0 Members and 1 Guest are viewing this topic. Read 3214 times.
To me, RAID 5 is the best combination of safety and space usage. To have any data loss, you have to lose 2 drives at the same time. However, you get SIZEOFDRIVES * (NUMBEROFDRIVES -1) capacity. The other 'gotcha' is that all drives have to be the same size. Otherwise, they all operate at the size of the smallest drive.If you want more safety than that, you can mirror the RAID 5 array in a RAID 1 configuration. In that case, assuming 5 400 GB drives for the first array, you'd need 10 400GB drives to get the capacity of 4 400GB drives - but you'd have to lose the same 2 drives on both sets of 5 to not be able to retrieve it.Bryan
What lots are doing is a 2 drive RAID-1 with a third swappable for backup. Each time you swap a drive the array will be-build over the older drive. In this case you have a three drive redundancy. It’s the lest effective for space [(3) 500Gb drives = 500GB] but it is fool proof against a lost drive AND a failed array (lost partition) that can effect BOTH drives in the redundant array.
RAID is designed primarily to ensure continuous operation in the event of a disk failure. The only thing you gain is not being down during the time it takes you to connect or restore from your backup media.

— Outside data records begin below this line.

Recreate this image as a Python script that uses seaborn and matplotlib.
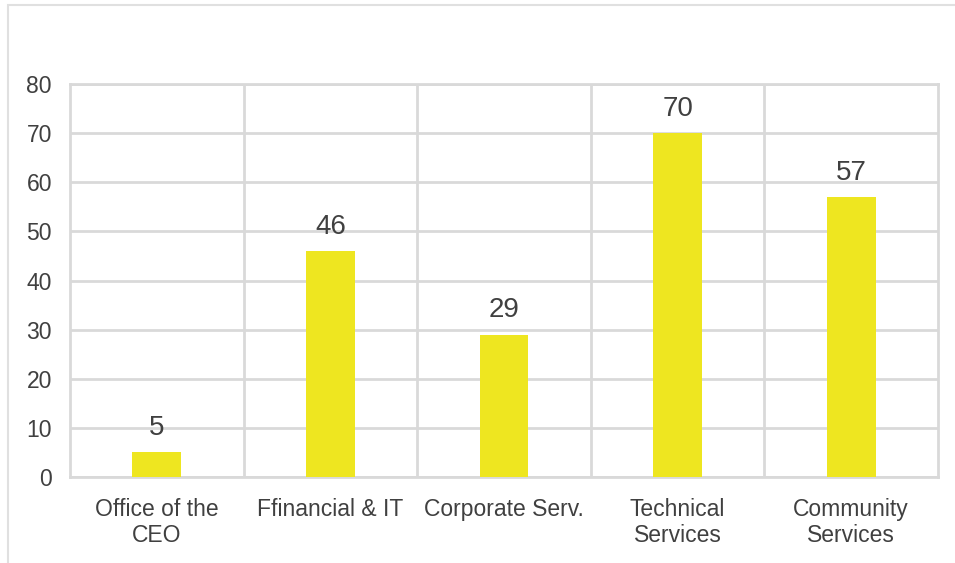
import matplotlib
matplotlib.use("Agg")
import matplotlib.pyplot as plt
from matplotlib.patches import Rectangle
import seaborn as sns
import pandas as pd

# ── data ─────────────────────────────────────────────
departments = ["Office of the\nCEO", "Ffinancial & IT", "Corporate Serv.",
               "Technical\nServices", "Community\nServices"]
counts = [5, 46, 29, 70, 57]
y_ticks = [0, 10, 20, 30, 40, 50, 60, 70, 80]

df = pd.DataFrame({"dept": departments, "count": counts})

BAR = "#EEE620"
GRID = "#D9D9D9"
TXT = "#404040"

sns.set_theme(style="white")
plt.rcParams["font.family"] = ["Liberation Sans", "DejaVu Sans"]

fig = plt.figure(figsize=(9.55, 5.63), dpi=100)
ax = fig.add_axes([70 / 955, 1 - 477 / 563, 868 / 955, 393 / 563])

sns.barplot(data=df, x="dept", y="count", color=BAR, width=0.28,
            saturation=1, linewidth=0, ax=ax, zorder=3)

ax.set_xlim(-0.5, len(departments) - 0.5)
ax.set_ylim(0, 80)
ax.set_yticks(y_ticks)
ax.set_xlabel("")
ax.set_ylabel("")

# gridlines: horizontal at ticks, vertical between categories
ax.set_xticks([i + 0.5 for i in range(len(departments) - 1)], minor=True)
ax.grid(axis="y", which="major", color=GRID, linewidth=2, zorder=0)
ax.grid(axis="x", which="minor", color=GRID, linewidth=2, zorder=0)
ax.set_axisbelow(True)
for s in ax.spines.values():
    s.set_color(GRID)
    s.set_linewidth(2)

ax.tick_params(axis="both", which="both", length=0, colors=TXT, labelsize=16.5)
ax.tick_params(axis="x", pad=15)
ax.tick_params(axis="y", pad=13)
for lbl in ax.get_xticklabels():
    lbl.set_linespacing(1.2)

# value labels
for container in ax.containers:
    ax.bar_label(container, fmt="%d", padding=8, fontsize=20, color=TXT)

# faint outer frame of the chart area
fig.patches.append(Rectangle((8 / 955, -0.05), 1.1, 1 - 5 / 563 + 0.05,
                             transform=fig.transFigure, fill=False,
                             edgecolor="#E0E0E0", linewidth=1.5))

fig.savefig("out.png", dpi=100)
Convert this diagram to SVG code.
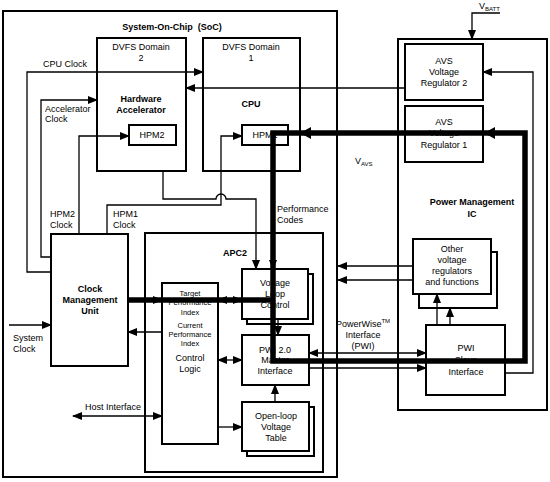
<svg xmlns="http://www.w3.org/2000/svg" width="550" height="482" viewBox="0 0 550 482">
<defs>
<marker id="ah" markerUnits="userSpaceOnUse" markerWidth="10" markerHeight="8" refX="9" refY="4" orient="auto-start-reverse"><path d="M0,0 L10,4 L0,8 Z" fill="#000"/></marker>
<style>
text{font-family:"Liberation Sans",Arial,sans-serif;fill:#000;font-size:9px;text-anchor:middle}
.b{font-weight:bold}
.l{text-anchor:start}
.s{font-size:7.5px}
.box{fill:#fff;stroke:#000;stroke-width:2}
.cont{fill:none;stroke:#000;stroke-width:2}
.w{fill:none;stroke:#000;stroke-width:1.3}
.th{fill:none;stroke:#000;stroke-width:5.5;stroke-linejoin:miter}
</style>
</defs>
<rect width="550" height="482" fill="#fff"/>

<g id="soc"><rect x="3" y="11" width="334" height="466" class="cont" stroke-width="2.5"/>
<text x="172" y="30" class="b" font-size="10">System-On-Chip&#160; (SoC)</text></g>

<g id="dvfs2"><rect x="97" y="38" width="89" height="133" class="box"/>
<text x="141" y="50">DVFS Domain</text><text x="141" y="61">2</text>
<text x="141" y="102" class="b">Hardware</text><text x="141" y="113" class="b">Accelerator</text></g>

<g id="dvfs1"><rect x="203" y="38" width="97" height="133" class="box"/>
<text x="251" y="50">DVFS Domain</text><text x="251" y="61">1</text>
<text x="251" y="107" class="b">CPU</text></g>

<g id="hpm2"><rect x="129" y="125" width="47" height="20" class="box"/><text x="152" y="138" font-size="8.5">HPM2</text></g>
<g id="hpm1"><rect x="242" y="125" width="46" height="20" class="box"/><text x="265" y="138" font-size="8.5">HPM1</text></g>

<g id="cmu"><rect x="51" y="234" width="77" height="132" class="box"/>
<text x="90" y="292" class="b">Clock</text><text x="90" y="303" class="b">Management</text><text x="90" y="314" class="b">Unit</text></g>

<g id="apc2"><rect x="145" y="233" width="178" height="239" class="cont"/>
<text x="235" y="256" class="b" font-size="9.5">APC2</text></g>

<g id="control"><rect x="162" y="283" width="56" height="161" class="box"/>
<text x="190" y="296" class="s">Target</text><text x="190" y="305" class="s">Performance</text><text x="190" y="315" class="s">Index</text>
<text x="190" y="328" class="s">Current</text><text x="190" y="337" class="s">Performance</text><text x="190" y="346" class="s">Index</text>
<text x="190" y="361">Control</text><text x="190" y="372">Logic</text></g>

<g id="vlc"><rect x="247" y="274" width="66" height="50" class="box"/><rect x="242" y="269" width="66" height="50" class="box"/>
<text x="275" y="286">Voltage</text><text x="275" y="297">Loop</text><text x="275" y="308">Control</text></g>

<g id="pwim"><rect x="242" y="335" width="67" height="50" class="box"/>
<text x="275" y="353">PWI 2.0</text><text x="275" y="363">Master</text><text x="275" y="374">Interface</text></g>

<g id="olvt"><rect x="247" y="407" width="67" height="49" class="box"/><rect x="242" y="402" width="67" height="49" class="box"/>
<text x="276" y="419">Open-loop</text><text x="276" y="430">Voltage</text><text x="276" y="441">Table</text></g>

<g id="pmic"><rect x="398" y="39" width="149" height="371" class="cont"/>
<text x="472" y="205" class="b" font-size="9.5">Power Management</text><text x="472" y="217" class="b" font-size="9.5">IC</text></g>

<g id="avs2"><rect x="405" y="44" width="78" height="56" class="box"/>
<text x="444" y="64">AVS</text><text x="444" y="75">Voltage</text><text x="444" y="86">Regulator 2</text></g>

<g id="avs1"><rect x="405" y="106" width="78" height="56" class="box"/>
<text x="444" y="125">AVS</text><text x="444" y="136">Voltage</text><text x="444" y="148">Regulator 1</text></g>

<g id="other"><rect x="419" y="252" width="78" height="56" class="box"/><rect x="413" y="239" width="78" height="55" class="box"/>
<text x="452" y="252">Other</text><text x="452" y="263">voltage</text><text x="452" y="274">regulators</text><text x="452" y="285">and functions</text></g>

<g id="pwis"><rect x="426" y="325" width="79" height="70" class="box"/>
<text x="466" y="351">PWI</text><text x="466" y="363">Slave</text><text x="466" y="375">Interface</text></g>

<g id="connectors">
<path class="w" d="M51,272 H27 V72 H203" marker-end="url(#ah)"/>
<path class="w" d="M51,257 H41 V100 H97" marker-end="url(#ah)"/>
<path class="w" d="M79,234 V136 H129" marker-end="url(#ah)"/>
<path class="w" d="M107,234 V205 H221 V136 H242" marker-end="url(#ah)"/>
<path class="w" d="M163,171 V199 H216 A5,5 0 0 1 226,199 H256 V269" marker-end="url(#ah)"/>
<path class="w" d="M405,88 H186" marker-end="url(#ah)"/>
<path class="w" d="M505,373 H533 V72 H483" marker-end="url(#ah)"/>
<path class="w" d="M500,13 H472 V39" marker-end="url(#ah)"/>
<path class="w" d="M413,266 H338" marker-end="url(#ah)"/>
<path class="w" d="M413,280 H338" marker-end="url(#ah)"/>
<path class="w" d="M437,325 V294" marker-end="url(#ah)"/>
<path class="w" d="M450,325 V308" marker-end="url(#ah)"/>
<path class="w" d="M309,353 H426" marker-start="url(#ah)" marker-end="url(#ah)"/>
<path class="w" d="M309,368 H426" marker-end="url(#ah)"/>
<path class="w" d="M218,300 H242" marker-start="url(#ah)" marker-end="url(#ah)"/>
<path class="w" d="M218,360 H242" marker-start="url(#ah)" marker-end="url(#ah)"/>
<path class="w" d="M218,427 H242" marker-end="url(#ah)"/>
<path class="w" d="M275,402 V385" marker-end="url(#ah)"/>
<path class="w" d="M278,319 V335" marker-end="url(#ah)"/>
<path class="w" d="M162,332 H128" marker-end="url(#ah)"/>
<path class="w" d="M73,416 H162" marker-start="url(#ah)" marker-end="url(#ah)"/>
<path class="w" d="M9,325 H51" marker-end="url(#ah)"/>
<path class="th" d="M128,300 H273"/>
<path class="w" d="M150,300 H162" marker-end="url(#ah)"/>
<path class="th" d="M273,133 V361 H525 V133 Z"/>
<path class="w" d="M273,255 V269" marker-end="url(#ah)"/>
<path d="M300,133 L311,127 L311,139 Z M484,133 L495,127 L495,139 Z" fill="#000"/>
</g>

<g id="labels">
<text x="43" y="67" class="l">CPU Clock</text>
<text x="45" y="112" class="l">Accelerator</text><text x="45" y="122" class="l">Clock</text>
<text x="50" y="217" class="l">HPM2</text><text x="50" y="228" class="l">Clock</text>
<text x="113" y="217" class="l">HPM1</text><text x="113" y="228" class="l">Clock</text>
<text x="277" y="212" class="l">Performance</text><text x="277" y="223" class="l">Codes</text>
<text x="13" y="341" class="l">System</text><text x="13" y="352" class="l">Clock</text>
<text x="85" y="410" class="l">Host Interface</text>
<text x="363" y="327">PowerWise<tspan font-size="6" dy="-4">TM</tspan></text>
<text x="363" y="338">Interface</text><text x="363" y="349">(PWI)</text>
<text x="355" y="164" class="l">V<tspan font-size="6" dy="2">AVS</tspan></text>
<text x="479" y="9" class="l">V<tspan font-size="6" dy="2">BATT</tspan></text>
</g>
</svg>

George, I use older Infrant ReadyNas with 4 300G disks. I come home, turn it on, go 2 floors down and do my evening rip and listen. I turn it off when I go to bed. I haven't had any issues with overheating or noise (on a count of having 2 floors between my listening room and the relatively noisy box). I left it on for a week one time and I got notices of hot drives. I don't leave it on continuously anymore. BTW, I run Raid 5.
I really would like a solution that I can leave on all the time and not think about (like I currently have with my external drives connected to a pc). It sounds like the ReadyNAS box might not be the answer.